Other students, like Devin McCowan, a sophomore in the College of Arts & Sciences, said it doesn’t bother him as much as long as students can keep up once they actually attend the college.

I’m personally like, ‘Okay, you cheated your way but now we’re both here so let’s see how you do in the classes,’” McCowan said. “But for a lot of people, they feel that their work should be valued. And I think that’s an American thing, too. We value independence and we value hard work. So if you didn’t work hard and you didn’t do it yourself, you aren’t following the American ideal. 

McCowan said he finds it interesting that this scandal arose in the midst of conversations about Affirmative Action and college admissions. 

“There’s just the fact that there is this way to get into college if you have money, but when you’re trying to get into college and you don’t have money, but you’re historically discriminated against and you’re trying to get that affirmative action, it can be an equalizing force in a lot of ways,” McCowan said. “But (affirmative action) gets called into question all the time, but stuff like (this scandal) doesn’t always.” 

Parents like Loughlin and her husband and fashion designer Mossiomo Giannulli used large sums of money to convince athletic recruiters to recruit their daughters to the University of Southern California. The daughters had never been on an athletic team at USC.

Huffman used her fame to bribe standardized test proctors in order for her children to receive the accepted scores.

About 50 people were indicted, among them parents of potential college freshmen, athletic recruitment officials and college admission counselors.

Lindsay Barbeau, a senior admissions counselor, said the university has processes in place, such as a honor code statement that students sign when applying, that would prevent this from happening at Marquette.

“This type of ethical behavior is not tolerated,” Barbeau said. “We pride ourselves in being a Jesuit University and therefore upholding the highest standard of ethics.  We believe this so strongly that our students are required to take various courses regarding ethical dilemmas.”

As a senior admissions counselor, Barbeau said she finds this scandal very unethical.
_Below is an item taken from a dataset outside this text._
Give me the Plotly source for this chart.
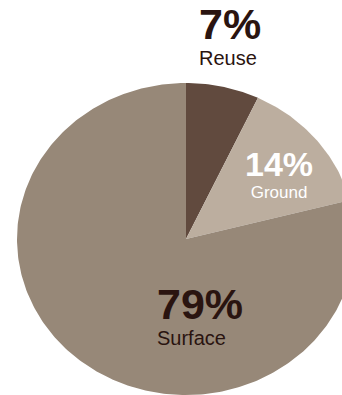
import numpy as np
import plotly.graph_objects as go

# Water sources, share of total (%)
sources = ["Reuse", "Ground", "Surface"]
shares = [7, 14, 79]
colors = ["#614a3e", "#bcae9f", "#978878"]
label_colors = ["#2a1410", "#ffffff", "#2a1410"]

W, H = 342, 395
# pie geometry in pixels (slightly wider than tall)
CX, CY, RX, RY = 186, 239, 169, 156

fig = go.Figure()

total = sum(shares)
start = 0.0
for name, val, col in zip(sources, shares, colors):
    frac0 = start / total
    frac1 = (start + val) / total
    # clockwise from 12 o'clock
    t = np.linspace(frac0, frac1, max(int(val * 4), 8))
    ang = np.pi / 2 - 2 * np.pi * t
    xs = np.concatenate([[0.0], np.cos(ang), [0.0]])
    ys = np.concatenate([[0.0], np.sin(ang), [0.0]])
    fig.add_trace(go.Scatter(
        x=xs, y=ys, mode="lines", fill="toself", fillcolor=col,
        line=dict(width=0, color=col), name=name, hoverinfo="name",
        showlegend=False,
    ))
    start += val

# label blocks: anchor x, centre y (pixels), horizontal anchor/alignment
label_pos = {
    "Reuse": (197, 34, "left"),
    "Ground": (279, 173, "center"),
    "Surface": (155, 314, "left"),
}
pct_sizes = {"Reuse": 43, "Ground": 34, "Surface": 43}
name_sizes = {"Reuse": 20, "Ground": 17, "Surface": 20}

for name, val, lcol in zip(sources, shares, label_colors):
    px, py, anchor = label_pos[name]
    fig.add_annotation(
        x=px / W, y=1 - py / H, xref="paper", yref="paper",
        text=(f"<span style='font-size:{pct_sizes[name]}px'><b>{val}%</b></span>"
              f"<br>{name}"),
        showarrow=False, align=anchor,
        xanchor=anchor, yanchor="middle",
        font=dict(family="Liberation Sans, Arial, sans-serif",
                  size=name_sizes[name], color=lcol),
    )

fig.update_layout(
    width=W, height=H,
    margin=dict(l=0, r=0, t=0, b=0),
    paper_bgcolor="white", plot_bgcolor="white",
    xaxis=dict(range=[(0 - CX) / RX, (W - CX) / RX], visible=False,
               fixedrange=True),
    yaxis=dict(range=[(CY - H) / RY, CY / RY], visible=False,
               fixedrange=True),
    showlegend=False,
)

fig.write_html("out.html", config={"displayModeBar": False})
“Honestly, I truly believe that this “scandal” is more of a privilege scandal,” Barbeau said. “People involved were using their money to influence decisions and as a whole our office doesn’t condone this. I strongly believe in the value of hard work.”

Marquette University spokesperson Kevin Conway said Marquette embraces a fair admissions process. 

“In alignment with our Catholic, Jesuit mission, Marquette University remains committed to ensuring that our holistic admissions process is built on care, compassion and integrity,” Conway said in an email. “Marquette’s history is rooted in educational access—first for immigrants who were not welcomed elsewhere, and then in 1909 when we became the first Catholic university in the world to admit women for undergraduate study.” 

Conway said in keeping with the Jesuit practice of “cura personalis”, or “care for the whole person,” Marquette’s rigorous admissions process includes both quantitative and qualitative assessments.

“We are called upon to keep a Marquette education accessible to a diverse population of students, and to offer personal attention and care to each member of our Marquette community, from the application process through Commencement,” Conway said in an email.  

Conway said  the athletic recruitment process at Marquette also strives to be fair to students. 

The Office of Undergraduate Admissions and the Department of Intercollegiate Athletics work closely together to ensure that all student-athlete standards and processes are lawful and ethical, and are carried out with the integrity required by our Catholic, Jesuit mission,” Conway said in an email. “Anything short of that will not be tolerated. 

Marino said he believes this should be the case at all schools to ensure all students have equal chances at acceptance. 

In my opinion, the unbiased nature of admissions and schools should be mandatory and based on scholarly merit and the things you did in high school, not based on wealth, power and fame,” Marino said.